Skip the pictures. Reproduce all other material exactly.

__________

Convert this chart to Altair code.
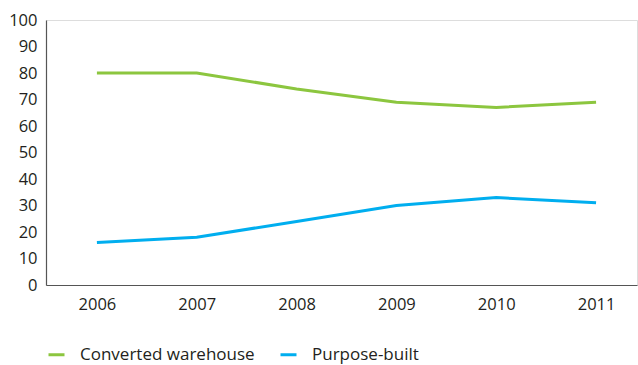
import altair as alt
import pandas as pd

years = [2006, 2007, 2008, 2009, 2010, 2011]
converted = [80, 80, 74, 69, 67, 69]
purpose = [16, 18, 24, 30, 33, 31]
series_names = ["Converted warehouse", "Purpose-built"]
colors = ["#8cc63f", "#00aeef"]
y_ticks = [0, 10, 20, 30, 40, 50, 60, 70, 80, 90, 100]

rows = []
for y, c, p in zip(years, converted, purpose):
    rows.append({"year": y, "series": series_names[0], "value": c})
    rows.append({"year": y, "series": series_names[1], "value": p})
df = pd.DataFrame(rows)

FONT = "Open Sans"
TXT = "#231f20"

chart = alt.Chart(df).mark_line(strokeWidth=3).encode(
    x=alt.X(
        "year:Q",
        scale=alt.Scale(domain=[2005.49, 2011.41], nice=False, zero=False),
        axis=alt.Axis(
            values=years, format="d", title=None, ticks=False, grid=False,
            labelPadding=11, labelFontSize=16.5, labelFont=FONT, labelColor=TXT,
            domainColor="#555555", domainWidth=1.2, labelFlush=False,
        ),
    ),
    y=alt.Y(
        "value:Q",
        scale=alt.Scale(domain=[0, 100], nice=False),
        axis=alt.Axis(
            values=y_ticks, title=None, ticks=False, grid=False,
            labelPadding=9, labelFontSize=16.5, labelFont=FONT, labelColor=TXT,
            domainColor="#555555", domainWidth=1.2,
        ),
    ),
    color=alt.Color(
        "series:N",
        scale=alt.Scale(domain=series_names, range=colors),
        legend=alt.Legend(
            title=None, orient="none", legendX=1, legendY=325,
            direction="horizontal", symbolType="stroke", symbolSize=256,
            symbolStrokeWidth=3, labelFontSize=17, labelFont=FONT,
            labelColor=TXT, labelOffset=14, columnPadding=19, padding=0,
            labelLimit=400, labelBaseline="middle",
        ),
    ),
).properties(
    width=591, height=265,
    autosize=alt.AutoSizeParams(type="none"),
    padding={"left": 46, "top": 20, "right": 1, "bottom": 80},
).configure_view(stroke=None).configure(background="white")

chart.save("out.html", embed_options={"renderer": "svg", "actions": False})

__________

-- Response below --
Convert this chart to Altair code.
import altair as alt
import pandas as pd

years = [2006, 2007, 2008, 2009, 2010, 2011]
converted = [80, 80, 74, 69, 67, 69]
purpose = [16, 18, 24, 30, 33, 31]
series_names = ["Converted warehouse", "Purpose-built"]
colors = ["#8cc63f", "#00aeef"]
y_ticks = [0, 10, 20, 30, 40, 50, 60, 70, 80, 90, 100]

rows = []
for y, c, p in zip(years, converted, purpose):
    rows.append({"year": y, "series": series_names[0], "value": c})
    rows.append({"year": y, "series": series_names[1], "value": p})
df = pd.DataFrame(rows)

FONT = "Open Sans"
TXT = "#231f20"

chart = alt.Chart(df).mark_line(strokeWidth=3).encode(
    x=alt.X(
        "year:Q",
        scale=alt.Scale(domain=[2005.49, 2011.41], nice=False, zero=False),
        axis=alt.Axis(
            values=years, format="d", title=None, ticks=False, grid=False,
            labelPadding=11, labelFontSize=16.5, labelFont=FONT, labelColor=TXT,
            domainColor="#555555", domainWidth=1.2, labelFlush=False,
        ),
    ),
    y=alt.Y(
        "value:Q",
        scale=alt.Scale(domain=[0, 100], nice=False),
        axis=alt.Axis(
            values=y_ticks, title=None, ticks=False, grid=False,
            labelPadding=9, labelFontSize=16.5, labelFont=FONT, labelColor=TXT,
            domainColor="#555555", domainWidth=1.2,
        ),
    ),
    color=alt.Color(
        "series:N",
        scale=alt.Scale(domain=series_names, range=colors),
        legend=alt.Legend(
            title=None, orient="none", legendX=1, legendY=325,
            direction="horizontal", symbolType="stroke", symbolSize=256,
            symbolStrokeWidth=3, labelFontSize=17, labelFont=FONT,
            labelColor=TXT, labelOffset=14, columnPadding=19, padding=0,
            labelLimit=400, labelBaseline="middle",
        ),
    ),
).properties(
    width=591, height=265,
    autosize=alt.AutoSizeParams(type="none"),
    padding={"left": 46, "top": 20, "right": 1, "bottom": 80},
).configure_view(stroke=None).configure(background="white")

chart.save("out.html", embed_options={"renderer": "svg", "actions": False})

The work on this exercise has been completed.